Many lies the public was too ignorant of or too unconcerned with to hold the administration accountable for. The Clear Skies initiative. The Healthy Forests initiative. The $1600 tax break for the “average” family. The surplus projections. Slightly increasing veteran’s benefits, but not increasing them in proportion to the amount of new veterans using them, then claiming they had massively increased veteran’s benefits. Initiatives to cut welfare money while passing massive tax cuts aimed primarily at the wealthy in a time of war. Gale Norton as Interior Secretary. Ann Veneman as Secretary of Agriculture. Stuffing every department of the Executive Branch with former lobbyists who advocated for companies that were now their responsibility to “monitor.” Denying any connections with Enron. Brown in charge of FEMA. The Terry Schiavo Bill. Appointing partisans to the Federal Appellate Court, then accusing Democrats of obstructionism and complaining that a record 96% confirmation rating was not enough. Billions of dollars of no-bid contracts to Halliburton. Endless efforts to undermine and destroy the SEC and the FDA. Endless handouts to corporations. Endless slight-of-hand with budgetary numbers. Endless, concrete promises to fund a 500 million dollar program to prevent mother-to-child AIDs transmission, No Child Left Behind, the DOE’s renewable energy programs, and a hundred other programs never enacted.
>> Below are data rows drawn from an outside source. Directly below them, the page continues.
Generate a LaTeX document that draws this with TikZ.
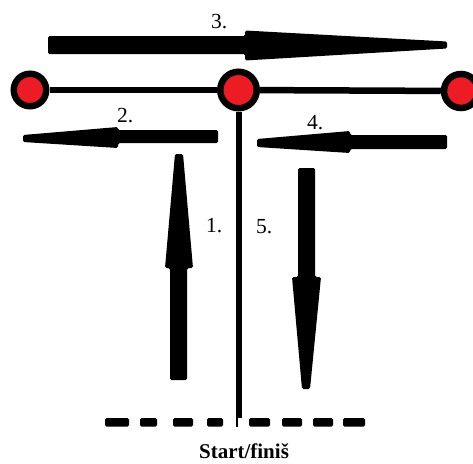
\documentclass[tikz,border=0pt]{standalone}
\usepackage{fontspec}
\setmainfont{Liberation Serif}
\definecolor{dotred}{RGB}{237,28,36}
\begin{document}
\begin{tikzpicture}[x=1pt,y=-1pt,
  dot/.style={circle,draw=black,fill=dotred,line width=6.5pt,inner sep=0pt},
  track/.style={line width=6.5pt,draw=black},
  arrowshape/.style={fill=black,rounded corners=1.5pt},
  lbl/.style={anchor=base west,inner sep=0pt,font=\fontsize{21.5}{25}\selectfont},
  startlbl/.style={anchor=base,inner sep=0pt,font=\fontsize{21}{25}\selectfont\bfseries}]
\useasboundingbox (0,0) rectangle (473,463);
\coordinate (S) at (237,418);
\coordinate (S2) at (237,427);
% track dots
\node[dot,minimum size=32.5pt] (L) at (30,90) {};
\node[dot,minimum size=36.5pt] (C) at (238.5,90) {};
\node[dot,minimum size=34pt] (R) at (461,91) {};
% track lines
\draw[track] (L) -- (C);
\draw[track] (C) -- (R);
\draw[line width=6pt] (C) -- (C |- S);
\draw[line width=2.5pt] (S) -- (S2);
% start dashes
\foreach \a/\b in {105/129,140/157,173/193,207/223,249/270,282/302,313/333,343/365}
  \fill[rounded corners=1.5pt] (\a,418) rectangle (\b,426.5);
% arrows
\fill[arrowshape] (48,36) -- (245,36) -- (245,30.5) -- (447,41.5) -- (447,48.5) -- (245,60.5) -- (245,54) -- (48,54) -- cycle;
\fill[arrowshape] (218,130) -- (118,130) -- (118,127) -- (23,135) -- (23,142) -- (118,148) -- (118,143) -- (218,143) -- cycle;
\fill[arrowshape] (447,135) -- (350,135) -- (350,131) -- (257,139) -- (257,147) -- (350,153) -- (350,149) -- (447,149) -- cycle;
\fill[arrowshape] (170,380) -- (170,268) -- (165,268) -- (175,154) -- (183,154) -- (193,268) -- (187,268) -- (187,380) -- cycle;
\fill[arrowshape] (298,168) -- (298,277) -- (292,277) -- (302,389) -- (310,389) -- (321,277) -- (315,277) -- (315,168) -- cycle;
% labels
\node[lbl] (n3) at (211,28) {3.};
\node[lbl] (n2) at (117,122) {2.};
\node[lbl] (n4) at (307,129) {4.};
\node[lbl] (n1) at (206,232) {1.};
\node[lbl] (n5) at (256,233) {5.};
\node[startlbl] (st) at (244,458) {Start/finiš};
\end{tikzpicture}
\end{document}
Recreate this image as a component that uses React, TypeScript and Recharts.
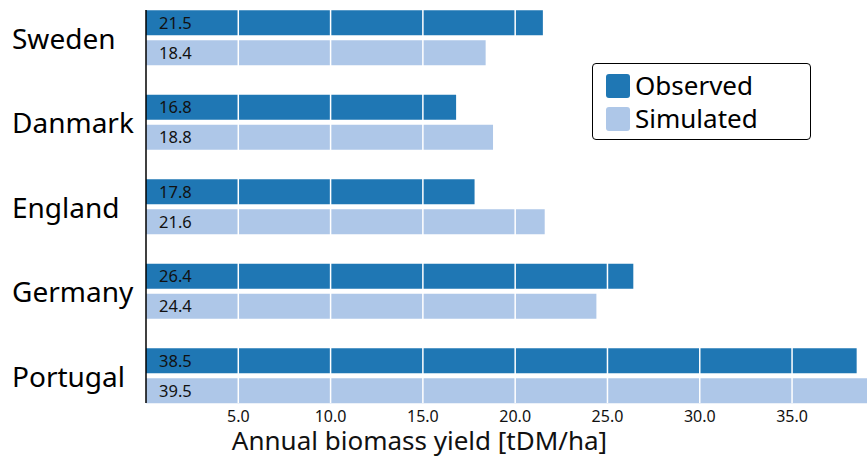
import { Bar, BarChart, LabelList, Legend, ReferenceLine, XAxis, YAxis } from "recharts";

const countries = ["Sweden", "Danmark", "England", "Germany", "Portugal"];
const observed = [21.5, 16.8, 17.8, 26.4, 38.5];
const simulated = [18.4, 18.8, 21.6, 24.4, 39.5];
const xTicks = [5, 10, 15, 20, 25, 30, 35];

const OBS = "#1f77b4";
const SIM = "#aec7e8";
const FONT = "'Noto Sans', sans-serif";

const data = countries.map((country, i) => ({
    country,
    observed: observed[i],
    simulated: simulated[i],
}));

function CountryTick({ y, payload }: any) {
    return (
        <text x={12} y={y} fontSize={28} fill="#000" textAnchor="start" dominantBaseline="central" fontFamily={FONT}>
            {payload.value}
        </text>
    );
}

function LegendBox() {
    const items = [
        { name: "Observed", color: OBS },
        { name: "Simulated", color: SIM },
    ];
    return (
        <div
            style={{
                width: 219,
                height: 77,
                border: "1.5px solid #000",
                borderRadius: 4,
                background: "#fff",
                boxSizing: "border-box",
                fontFamily: FONT,
                fontSize: 26,
                color: "#000",
                paddingTop: 5,
            }}
        >
            {items.map((it) => (
                <div key={it.name} style={{ display: "flex", alignItems: "center", height: 33, paddingLeft: 13 }}>
                    <span
                        style={{ width: 24, height: 24, borderRadius: 3, background: it.color, marginRight: 5, display: "inline-block" }}
                    />
                    <span style={{ lineHeight: "33px" }}>{it.name}</span>
                </div>
            ))}
        </div>
    );
}

export default function App() {
    return (
        <div style={{ position: "fixed", left: 0, top: 0, width: 867, height: 462, overflow: "hidden", background: "#fff" }}>
            <BarChart
                width={867}
                height={462}
                layout="vertical"
                data={data}
                margin={{ top: 10, right: 0, bottom: 0, left: 0 }}
                barSize={25}
                barGap={5}
            >
                <XAxis
                    type="number"
                    domain={[0, 39.06]}
                    allowDataOverflow
                    ticks={xTicks}
                    tickFormatter={(v) => Number(v).toFixed(1)}
                    tick={{ fill: "#111", fontSize: 16, fontFamily: FONT }}
                    axisLine={false}
                    tickLine={false}
                    height={59}
                    label={{
                        value: "Annual biomass yield [tDM/ha]",
                        position: "insideBottom",
                        offset: 12,
                        dx: -87,
                        fill: "#111",
                        fontSize: 26,
                        fontFamily: FONT,
                    }}
                />
                <YAxis
                    type="category"
                    dataKey="country"
                    width={146}
                    tick={<CountryTick />}
                    tickLine={false}
                    axisLine={{ stroke: "#000", strokeWidth: 1.5 }}
                    padding={{ top: -14.75, bottom: -14.75 }}
                />
                <Legend
                    layout="horizontal"
                    verticalAlign="middle"
                    align="center"
                    wrapperStyle={{ top: 63, left: 592, width: "auto" }}
                    content={() => <LegendBox />}
                />
                <Bar dataKey="observed" fill={OBS} isAnimationActive={false}>
                    <LabelList
                        dataKey="observed"
                        position="insideLeft"
                        offset={13}
                        fill="#111"
                        fontSize={16.5}
                        fontFamily={FONT}
                        formatter={(v: any) => Number(v).toFixed(1)}
                    />
                </Bar>
                <Bar dataKey="simulated" fill={SIM} isAnimationActive={false}>
                    <LabelList
                        dataKey="simulated"
                        position="insideLeft"
                        offset={13}
                        fill="#111"
                        fontSize={16.5}
                        fontFamily={FONT}
                        formatter={(v: any) => Number(v).toFixed(1)}
                    />
                </Bar>
                {xTicks.map((t) => (
                    <ReferenceLine key={t} x={t} stroke="#fff" strokeWidth={1.5} />
                ))}
            </BarChart>
        </div>
    );
}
Every Administration official, from the deliberately deceptive Labor Secretary (Elaine Chao, the anti-labor former board member of Clorox and Dole Foods) to the Vice President’s Chief of Staff, is criminally corrupt. But most people slept through the Presidency of Ronald Reagan. Why should they pay attention now?
War, that’s why. This they cannot hide, or blame on Democrats. As the trial of Scooter Libby proceeds, as Fitzgerald and another grand jury continue to investigate, as more and more information comes out about the lies of the administration before the war, this will get worse for them.
The Abramoff/Scanlon Scandal isn’t going to help. Abramoff took 82 million dollars from Indian Tribes and used that money to line his pockets and the pockets of between twenty and sixty politicians, 98% of whom are Republican Congressmen, Senators, and aides. Bob Ney (R-OH) apparently advocated for Abramoff’s clients (the Tigua Indians) for the tidy sum of $30,000. Ralph Reed (former director of the Christian Coalition) and Conrad Burns (R-Mont.) is also involved. Abramoff convinced his clients to pony up 185,000 clams so he and DeLay could get their own little performance by the three tenors. From this source:
In the first ten months that President George W. Bush was in office, "GOP fundraiser Jack Abramoff and his lobbying team logged nearly 200 contacts with the new administration as they pressed for friendly hires at federal agencies and sought to keep the Northern Mariana Islands exempt from the minimum wage and other laws," the Associated Press reported (http://www.usatoday.com/news/washington/2005-05-06-abramoff-bush_x.htm) May 6, 2005
'I hope you will keep my office informed on the progress of this initiative,' Bush wrote in a July 18, 1997, letter praising the islands' school plan and copying in an Abramoff deputy," the AP reported.
"At least two people who worked on Abramoff's team at Preston Gates wound up with Bush administration jobs: Patrick Pizzella, named an assistant secretary of labor by Bush; and David Safavian, chosen by Bush to oversee federal procurement policy in the Office of Management and Budget," the AP wrote.
You might remember Safavian as the Bush Administration official who was arrested recently.
Abramoff is not alone. Since 2000 the number of lobbyists in Washington has doubled. This makes the House Banking Scandal look like a joke.
Abramoff hasn’t even started to squeal yet. His court date is four weeks away. But the damning testimony is coming very, very soon.